働く人が「自分らしく働きがいを持って働くためにはどうしたらよいか」を考えるうえで、仕事に対して自ら考えて主体的に意味を見いだしたり、仕事内容の範囲を変えたりする「ジョブ・クラフティング」という考え方も注目を集めています。

ジョブ・クラフティングとは、米イェール大学経営大学院のエイミー・レズネスキー教授とミシガン大学のジェーン・E・ダットン名誉教授が、2001年に提唱した理論で、従業員が担当する仕事を自ら積極的にデザイン(例えば、今の仕事への取り組み方を見直したり、自分の強みを発見したり)することで仕事の中に主体的にやりがいを見出していくという考え方で、次の3つの要素を含みます。

  1. 仕事や作業そのものの改変 

  2. 仕事や作業上必要となる人間関係の内容や幅の調整

  3. 仕事や作業に内在する意味や意義の再構築

上記を通じてジョブ・クラフティングは、仕事に対して「やらされ感」から「自分ごと」として捉え、また「この仕事は誰か・何かの役に立っている」、もしくは「自分がいることの価値」を感じることにより、働くことにやりがいを創出していきます。

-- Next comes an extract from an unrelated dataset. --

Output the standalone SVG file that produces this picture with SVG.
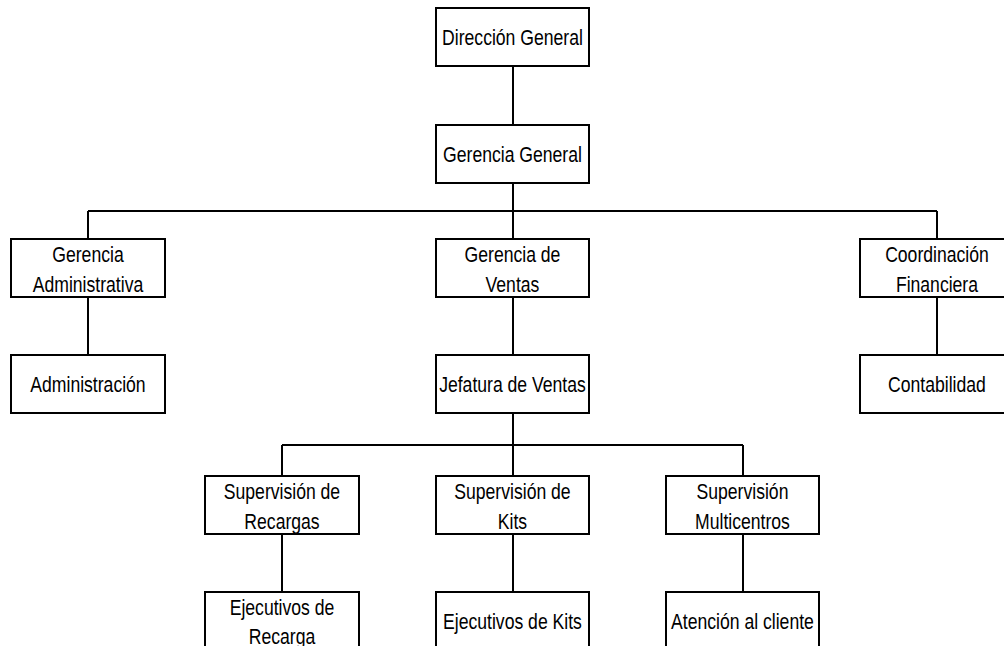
<svg xmlns="http://www.w3.org/2000/svg" width="1004" height="646" viewBox="0 0 1004 646">
<style>
.box{fill:#fff;stroke:#000;stroke-width:2}
.t{font-family:"Liberation Sans","Arial",sans-serif;font-size:22px;fill:#000;text-anchor:middle}
.c{stroke:#000;stroke-width:2;fill:none}
</style>
<rect width="1004" height="646" fill="#fff"/>
<g id="connectors">
<path class="c" d="M513 66V125M513 183V239M88 211H937M88 211V239M937 211V239M88 297V355M513 297V355M937 297V355M513 413V476M282 445H743M282 445V476M743 445V476M282 534V592M513 534V592M743 534V592"/>
</g>
<g id="n1"><rect class="box" x="436" y="8" width="153" height="58"/><text class="t" transform="scale(0.8,1)" x="640.6" y="45">Dirección General</text></g>
<g id="n2"><rect class="box" x="436" y="125" width="153" height="58"/><text class="t" transform="scale(0.8,1)" x="640.6" y="162">Gerencia General</text></g>
<g id="n3"><rect class="box" x="11" y="239" width="154" height="58"/><text class="t" transform="scale(0.8,1)" x="110" y="262">Gerencia</text><text class="t" transform="scale(0.8,1)" x="110" y="292">Administrativa</text></g>
<g id="n4"><rect class="box" x="436" y="239" width="153" height="58"/><text class="t" transform="scale(0.8,1)" x="640.6" y="262">Gerencia de</text><text class="t" transform="scale(0.8,1)" x="640.6" y="292">Ventas</text></g>
<g id="n5"><rect class="box" x="860" y="239" width="154" height="58"/><text class="t" transform="scale(0.8,1)" x="1171.2" y="262">Coordinación</text><text class="t" transform="scale(0.8,1)" x="1171.2" y="292">Financiera</text></g>
<g id="n6"><rect class="box" x="11" y="355" width="154" height="58"/><text class="t" transform="scale(0.8,1)" x="110" y="392">Administración</text></g>
<g id="n7"><rect class="box" x="436" y="355" width="153" height="58"/><text class="t" transform="scale(0.8,1)" x="640.6" y="392">Jefatura de Ventas</text></g>
<g id="n8"><rect class="box" x="860" y="355" width="154" height="58"/><text class="t" transform="scale(0.8,1)" x="1171.2" y="392">Contabilidad</text></g>
<g id="n9"><rect class="box" x="205" y="476" width="154" height="58"/><text class="t" transform="scale(0.8,1)" x="352.5" y="499">Supervisión de</text><text class="t" transform="scale(0.8,1)" x="352.5" y="529">Recargas</text></g>
<g id="n10"><rect class="box" x="436" y="476" width="153" height="58"/><text class="t" transform="scale(0.8,1)" x="640.6" y="499">Supervisión de</text><text class="t" transform="scale(0.8,1)" x="640.6" y="529">Kits</text></g>
<g id="n11"><rect class="box" x="666" y="476" width="153" height="58"/><text class="t" transform="scale(0.8,1)" x="928.1" y="499">Supervisión</text><text class="t" transform="scale(0.8,1)" x="928.1" y="529">Multicentros</text></g>
<g id="n12"><rect class="box" x="205" y="592" width="154" height="70"/><text class="t" transform="scale(0.8,1)" x="352.5" y="615">Ejecutivos de</text><text class="t" transform="scale(0.8,1)" x="352.5" y="644">Recarga</text></g>
<g id="n13"><rect class="box" x="436" y="592" width="153" height="70"/><text class="t" transform="scale(0.8,1)" x="640.6" y="629">Ejecutivos de Kits</text></g>
<g id="n14"><rect class="box" x="666" y="592" width="153" height="70"/><text class="t" transform="scale(0.8,1)" x="928.1" y="629">Atención al cliente</text></g>
</svg>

清掃業務をエンターテイメントに価値転換したディズニーランドのカストーディアルキャストの話は有名ですが、ジョブクラフティングの好例です。

翻って労働組合役員についてみると、弊社が筑波大学との共同研究した際インタビューした皆さんは自ずとジョブ・クラフティングをしていたように思われます。

なかば仕方なく(?)引き受けた労働組合役員業務ですが、本業とは異なる業務や役割を担い、本業との両立しながら周囲と共同・協力し、リーダーシップを発揮していく経験を通じて、本業に応用したり仕事の選択肢を広げ、キャリア自律へつながっていることが研究結果から示されています。

コロナ禍においてますます個人のキャリア支援も含めた組合員への支援活動をどのように進めればよいか悩まれている組織も多いと思います。インタビューにおいて「良質なビジネススクール」と比喩された労働組合役員の経験を改めて見直し活用していくことも、組合員の「働きがい」を生み出すキャリア支援の1つの方法ではないでしょうか。